<URL: http://bugs.freeciv.org/Ticket/Display.html?id=37592 >

"Peter Schaefer" <[EMAIL PROTECTED]> wrote:
>
><URL: http://bugs.freeciv.org/Ticket/Display.html?id=37592 >
>
>On 3/18/07, (Eddie_Anderson) <[EMAIL PROTECTED]> wrote:
>>
>> <URL: http://bugs.freeciv.org/Ticket/Display.html?id=37592 >
>>
>...
>>
>>     "Get rid of the per tile penalties for Despotism and Anarchy."

>Isn't this penalty already configurable in the ruleset so you can
>experiment with it?
>See:
>production_trade_penalty  = 2, 0
>production_shield_penalty = 2, 0
>production_food_penalty   = 2, 0

     I wasn't aware of that (or I'd forgotten it).  That's good
news.  That means that practically all of these changes can be
implemented via ruleset changes (rather than code changes).


>> 1) Restore Whales tiles back to 2-2-3 (Food-Shields-Trade).
>>
>>    AIUI part of why a Whales tile (at 2-2-3) was disproportionately
>>    valuable was because most of its production "flew under the
>>    radar" of Despotism's per tile penalties.  But with the per tile
>>    penalties removed, other special tiles would be more competitive
>>    with the Whales tile's original values.
>
>The whale competed mostly with the fish, people were complaining about
>getting fish instead of whale.

    That makes sense too.  I wonder if those complaints would have
been less frequent if fish tiles gave 3-0-2 instead of 2-0-2?


>> 2) Make Anarchy significantly more wasteful than Despotism.
>>
>>    Either make Anarchy's waste greater or Despotism's less.  IIRC,
>>    as it is now, there is little difference between them.  IMO that
>>    seems counterintuitive.

>The problem here is that if you do that, the city might not be able to
>maintain its units, even early in the game.

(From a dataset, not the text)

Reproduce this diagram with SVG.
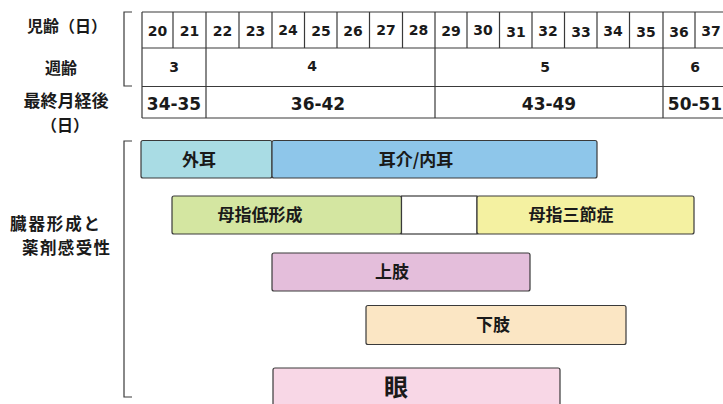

Also anarchy should never
>last long anyway, unless you are a democracy collapsing every 2nd turn
>;-)

    I'm having trouble calculating how waste would be higher than
what we have now.  Do you have an example in mind?

    Here's how I figure it:  As it is now, Despotism (or Anarchy)
has a per tile penalty, a base waste percentage, and a waste-by-
distance percentage (for non-capital cities).  Combine those and in
some cases, the penalty exceeds 67%.  In such cases, 6 shields are
reduced to 1.  That is discouragingly inefficient.

    I'm advocating a much lower percentage than that for Anarchy
(and still less for Despotism).  There doesn't have to be a big
difference between those two; but IMO there *should* be a
difference.  How about a difference of 10%?  Say 30% waste for
Despotism and 40% for Anarchy?

    That might be enough to make you think twice about starting a
revolution - but not so much that it would be prohibitively
expensive to do so.  It would also restore some luster to the Statue
of Liberty WoW.  :-)

>> 3) Remove the free food and free shield for city centers.

>It is a bit confusing yes. I always thought about the +1 food as 2
>free turns of irrigation, but that is not how it works.  I also felt
>irritated about settling on grass+resource.

    I agree.  And it's the asymmetry that is bad, IMO.  Buffalo gets
nothing, Oasis gets nothing, Pheasant gets nothing; yet somehow
people can find food on a gold mountain.  :-)

>One problem is you might
>end up with cities with no production at all.

    Hopefully not for long.  But IMO, that is where the game is -
pick an appropriate city site from (and strategy for) the land that
is near your starting position.

    Personally, I wouldn't mind a city that started out by working a
spice and a fruit tile.  After 4 turns, I'd have another citizen to
put on a forest tile.  Plus the city would continue to grow and I'd
have another citizen 8 turns later.


>There always will be newbie traps and Im not sure whether it is a good
>idea to remove complexity from the game. After all, you want some
>learning curve.

    Depending on how we define "traps", I agree.  The direction that
I'd like to Freeciv go in is this:  transparency in its rules.  Let
Freeciv's complexity come from the choices of strategy and tactics
that it presents (not in remembering the side effects of its rules).